▸ Short problem: Extract all of the data and reproduce it precisely.

▸ Given data:
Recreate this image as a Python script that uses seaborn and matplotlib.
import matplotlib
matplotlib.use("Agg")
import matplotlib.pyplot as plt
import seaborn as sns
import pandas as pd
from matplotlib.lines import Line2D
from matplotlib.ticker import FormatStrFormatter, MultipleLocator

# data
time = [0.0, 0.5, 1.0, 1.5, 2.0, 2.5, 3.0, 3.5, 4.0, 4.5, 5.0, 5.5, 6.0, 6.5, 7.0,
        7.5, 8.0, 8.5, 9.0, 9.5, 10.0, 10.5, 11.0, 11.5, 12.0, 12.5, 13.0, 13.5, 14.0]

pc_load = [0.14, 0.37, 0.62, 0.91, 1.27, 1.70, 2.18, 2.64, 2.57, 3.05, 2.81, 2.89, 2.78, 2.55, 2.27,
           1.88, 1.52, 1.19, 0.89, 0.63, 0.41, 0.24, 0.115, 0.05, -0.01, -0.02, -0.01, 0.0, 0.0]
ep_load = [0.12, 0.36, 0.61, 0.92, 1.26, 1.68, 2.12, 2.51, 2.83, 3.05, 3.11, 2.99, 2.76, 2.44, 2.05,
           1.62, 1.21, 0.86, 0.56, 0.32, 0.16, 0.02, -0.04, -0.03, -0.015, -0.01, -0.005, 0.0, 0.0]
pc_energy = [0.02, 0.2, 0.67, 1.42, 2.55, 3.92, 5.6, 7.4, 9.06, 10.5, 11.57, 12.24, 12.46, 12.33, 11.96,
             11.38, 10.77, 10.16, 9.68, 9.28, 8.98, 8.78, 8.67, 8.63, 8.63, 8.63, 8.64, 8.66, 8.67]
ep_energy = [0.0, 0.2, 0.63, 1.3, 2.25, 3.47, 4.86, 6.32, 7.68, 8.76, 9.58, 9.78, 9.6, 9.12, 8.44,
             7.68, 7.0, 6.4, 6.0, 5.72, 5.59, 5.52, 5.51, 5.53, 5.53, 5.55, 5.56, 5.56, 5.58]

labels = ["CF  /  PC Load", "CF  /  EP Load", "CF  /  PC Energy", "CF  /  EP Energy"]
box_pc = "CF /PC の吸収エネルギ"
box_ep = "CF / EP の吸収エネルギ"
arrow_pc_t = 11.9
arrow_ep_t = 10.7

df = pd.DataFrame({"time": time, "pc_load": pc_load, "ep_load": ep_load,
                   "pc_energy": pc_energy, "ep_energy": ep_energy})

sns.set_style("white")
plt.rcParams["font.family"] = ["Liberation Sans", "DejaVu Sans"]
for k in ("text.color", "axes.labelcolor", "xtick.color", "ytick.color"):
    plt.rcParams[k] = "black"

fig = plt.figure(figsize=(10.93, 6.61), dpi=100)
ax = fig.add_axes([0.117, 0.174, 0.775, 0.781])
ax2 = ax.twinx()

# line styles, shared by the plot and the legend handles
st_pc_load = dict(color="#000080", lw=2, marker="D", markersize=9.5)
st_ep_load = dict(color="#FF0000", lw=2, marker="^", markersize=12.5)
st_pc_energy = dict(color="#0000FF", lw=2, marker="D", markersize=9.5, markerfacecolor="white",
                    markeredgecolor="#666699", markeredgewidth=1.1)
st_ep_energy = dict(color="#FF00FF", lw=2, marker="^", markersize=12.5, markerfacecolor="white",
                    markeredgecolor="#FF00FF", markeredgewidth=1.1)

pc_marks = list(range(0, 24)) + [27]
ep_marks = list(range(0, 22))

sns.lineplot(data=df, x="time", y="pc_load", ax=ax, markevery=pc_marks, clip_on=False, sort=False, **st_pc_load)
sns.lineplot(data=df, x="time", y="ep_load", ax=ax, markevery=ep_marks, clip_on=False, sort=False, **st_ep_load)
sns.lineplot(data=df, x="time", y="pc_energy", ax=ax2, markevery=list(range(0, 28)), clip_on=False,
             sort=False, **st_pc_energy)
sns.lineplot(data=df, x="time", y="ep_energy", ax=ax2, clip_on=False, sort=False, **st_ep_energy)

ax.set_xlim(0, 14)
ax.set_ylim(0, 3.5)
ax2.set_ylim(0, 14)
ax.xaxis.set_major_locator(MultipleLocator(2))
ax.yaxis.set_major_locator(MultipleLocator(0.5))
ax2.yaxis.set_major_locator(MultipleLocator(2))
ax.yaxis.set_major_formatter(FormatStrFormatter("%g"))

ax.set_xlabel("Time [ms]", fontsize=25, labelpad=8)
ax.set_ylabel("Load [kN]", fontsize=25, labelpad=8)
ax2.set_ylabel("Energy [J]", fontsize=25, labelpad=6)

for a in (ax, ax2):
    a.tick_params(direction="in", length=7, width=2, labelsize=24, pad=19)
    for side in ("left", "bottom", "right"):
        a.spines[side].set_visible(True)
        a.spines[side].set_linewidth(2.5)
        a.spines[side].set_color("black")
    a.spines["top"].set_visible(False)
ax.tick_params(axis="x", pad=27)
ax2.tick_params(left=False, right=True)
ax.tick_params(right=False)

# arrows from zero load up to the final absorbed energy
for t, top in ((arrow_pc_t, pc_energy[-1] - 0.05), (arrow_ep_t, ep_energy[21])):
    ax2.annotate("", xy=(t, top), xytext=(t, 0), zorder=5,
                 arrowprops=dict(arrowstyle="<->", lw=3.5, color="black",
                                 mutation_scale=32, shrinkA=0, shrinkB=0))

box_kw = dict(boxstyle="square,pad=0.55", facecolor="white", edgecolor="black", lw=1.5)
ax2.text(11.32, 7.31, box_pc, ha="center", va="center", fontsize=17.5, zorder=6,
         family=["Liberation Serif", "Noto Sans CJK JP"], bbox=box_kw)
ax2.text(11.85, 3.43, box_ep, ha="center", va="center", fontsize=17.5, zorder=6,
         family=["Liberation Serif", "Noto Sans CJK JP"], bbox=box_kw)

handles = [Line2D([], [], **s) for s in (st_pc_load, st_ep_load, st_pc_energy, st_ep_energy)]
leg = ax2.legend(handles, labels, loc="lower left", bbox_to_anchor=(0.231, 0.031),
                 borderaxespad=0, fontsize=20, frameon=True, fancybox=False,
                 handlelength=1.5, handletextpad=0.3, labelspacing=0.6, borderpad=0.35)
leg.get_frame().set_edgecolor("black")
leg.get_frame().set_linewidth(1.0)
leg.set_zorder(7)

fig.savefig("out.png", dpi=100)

▸ The completed task:
Recreate this image as a Python script that uses seaborn and matplotlib.
import matplotlib
matplotlib.use("Agg")
import matplotlib.pyplot as plt
import seaborn as sns
import pandas as pd
from matplotlib.lines import Line2D
from matplotlib.ticker import FormatStrFormatter, MultipleLocator

# data
time = [0.0, 0.5, 1.0, 1.5, 2.0, 2.5, 3.0, 3.5, 4.0, 4.5, 5.0, 5.5, 6.0, 6.5, 7.0,
        7.5, 8.0, 8.5, 9.0, 9.5, 10.0, 10.5, 11.0, 11.5, 12.0, 12.5, 13.0, 13.5, 14.0]

pc_load = [0.14, 0.37, 0.62, 0.91, 1.27, 1.70, 2.18, 2.64, 2.57, 3.05, 2.81, 2.89, 2.78, 2.55, 2.27,
           1.88, 1.52, 1.19, 0.89, 0.63, 0.41, 0.24, 0.115, 0.05, -0.01, -0.02, -0.01, 0.0, 0.0]
ep_load = [0.12, 0.36, 0.61, 0.92, 1.26, 1.68, 2.12, 2.51, 2.83, 3.05, 3.11, 2.99, 2.76, 2.44, 2.05,
           1.62, 1.21, 0.86, 0.56, 0.32, 0.16, 0.02, -0.04, -0.03, -0.015, -0.01, -0.005, 0.0, 0.0]
pc_energy = [0.02, 0.2, 0.67, 1.42, 2.55, 3.92, 5.6, 7.4, 9.06, 10.5, 11.57, 12.24, 12.46, 12.33, 11.96,
             11.38, 10.77, 10.16, 9.68, 9.28, 8.98, 8.78, 8.67, 8.63, 8.63, 8.63, 8.64, 8.66, 8.67]
ep_energy = [0.0, 0.2, 0.63, 1.3, 2.25, 3.47, 4.86, 6.32, 7.68, 8.76, 9.58, 9.78, 9.6, 9.12, 8.44,
             7.68, 7.0, 6.4, 6.0, 5.72, 5.59, 5.52, 5.51, 5.53, 5.53, 5.55, 5.56, 5.56, 5.58]

labels = ["CF  /  PC Load", "CF  /  EP Load", "CF  /  PC Energy", "CF  /  EP Energy"]
box_pc = "CF /PC の吸収エネルギ"
box_ep = "CF / EP の吸収エネルギ"
arrow_pc_t = 11.9
arrow_ep_t = 10.7

df = pd.DataFrame({"time": time, "pc_load": pc_load, "ep_load": ep_load,
                   "pc_energy": pc_energy, "ep_energy": ep_energy})

sns.set_style("white")
plt.rcParams["font.family"] = ["Liberation Sans", "DejaVu Sans"]
for k in ("text.color", "axes.labelcolor", "xtick.color", "ytick.color"):
    plt.rcParams[k] = "black"

fig = plt.figure(figsize=(10.93, 6.61), dpi=100)
ax = fig.add_axes([0.117, 0.174, 0.775, 0.781])
ax2 = ax.twinx()

# line styles, shared by the plot and the legend handles
st_pc_load = dict(color="#000080", lw=2, marker="D", markersize=9.5)
st_ep_load = dict(color="#FF0000", lw=2, marker="^", markersize=12.5)
st_pc_energy = dict(color="#0000FF", lw=2, marker="D", markersize=9.5, markerfacecolor="white",
                    markeredgecolor="#666699", markeredgewidth=1.1)
st_ep_energy = dict(color="#FF00FF", lw=2, marker="^", markersize=12.5, markerfacecolor="white",
                    markeredgecolor="#FF00FF", markeredgewidth=1.1)

pc_marks = list(range(0, 24)) + [27]
ep_marks = list(range(0, 22))

sns.lineplot(data=df, x="time", y="pc_load", ax=ax, markevery=pc_marks, clip_on=False, sort=False, **st_pc_load)
sns.lineplot(data=df, x="time", y="ep_load", ax=ax, markevery=ep_marks, clip_on=False, sort=False, **st_ep_load)
sns.lineplot(data=df, x="time", y="pc_energy", ax=ax2, markevery=list(range(0, 28)), clip_on=False,
             sort=False, **st_pc_energy)
sns.lineplot(data=df, x="time", y="ep_energy", ax=ax2, clip_on=False, sort=False, **st_ep_energy)

ax.set_xlim(0, 14)
ax.set_ylim(0, 3.5)
ax2.set_ylim(0, 14)
ax.xaxis.set_major_locator(MultipleLocator(2))
ax.yaxis.set_major_locator(MultipleLocator(0.5))
ax2.yaxis.set_major_locator(MultipleLocator(2))
ax.yaxis.set_major_formatter(FormatStrFormatter("%g"))

ax.set_xlabel("Time [ms]", fontsize=25, labelpad=8)
ax.set_ylabel("Load [kN]", fontsize=25, labelpad=8)
ax2.set_ylabel("Energy [J]", fontsize=25, labelpad=6)

for a in (ax, ax2):
    a.tick_params(direction="in", length=7, width=2, labelsize=24, pad=19)
    for side in ("left", "bottom", "right"):
        a.spines[side].set_visible(True)
        a.spines[side].set_linewidth(2.5)
        a.spines[side].set_color("black")
    a.spines["top"].set_visible(False)
ax.tick_params(axis="x", pad=27)
ax2.tick_params(left=False, right=True)
ax.tick_params(right=False)

# arrows from zero load up to the final absorbed energy
for t, top in ((arrow_pc_t, pc_energy[-1] - 0.05), (arrow_ep_t, ep_energy[21])):
    ax2.annotate("", xy=(t, top), xytext=(t, 0), zorder=5,
                 arrowprops=dict(arrowstyle="<->", lw=3.5, color="black",
                                 mutation_scale=32, shrinkA=0, shrinkB=0))

box_kw = dict(boxstyle="square,pad=0.55", facecolor="white", edgecolor="black", lw=1.5)
ax2.text(11.32, 7.31, box_pc, ha="center", va="center", fontsize=17.5, zorder=6,
         family=["Liberation Serif", "Noto Sans CJK JP"], bbox=box_kw)
ax2.text(11.85, 3.43, box_ep, ha="center", va="center", fontsize=17.5, zorder=6,
         family=["Liberation Serif", "Noto Sans CJK JP"], bbox=box_kw)

handles = [Line2D([], [], **s) for s in (st_pc_load, st_ep_load, st_pc_energy, st_ep_energy)]
leg = ax2.legend(handles, labels, loc="lower left", bbox_to_anchor=(0.231, 0.031),
                 borderaxespad=0, fontsize=20, frameon=True, fancybox=False,
                 handlelength=1.5, handletextpad=0.3, labelspacing=0.6, borderpad=0.35)
leg.get_frame().set_edgecolor("black")
leg.get_frame().set_linewidth(1.0)
leg.set_zorder(7)

fig.savefig("out.png", dpi=100)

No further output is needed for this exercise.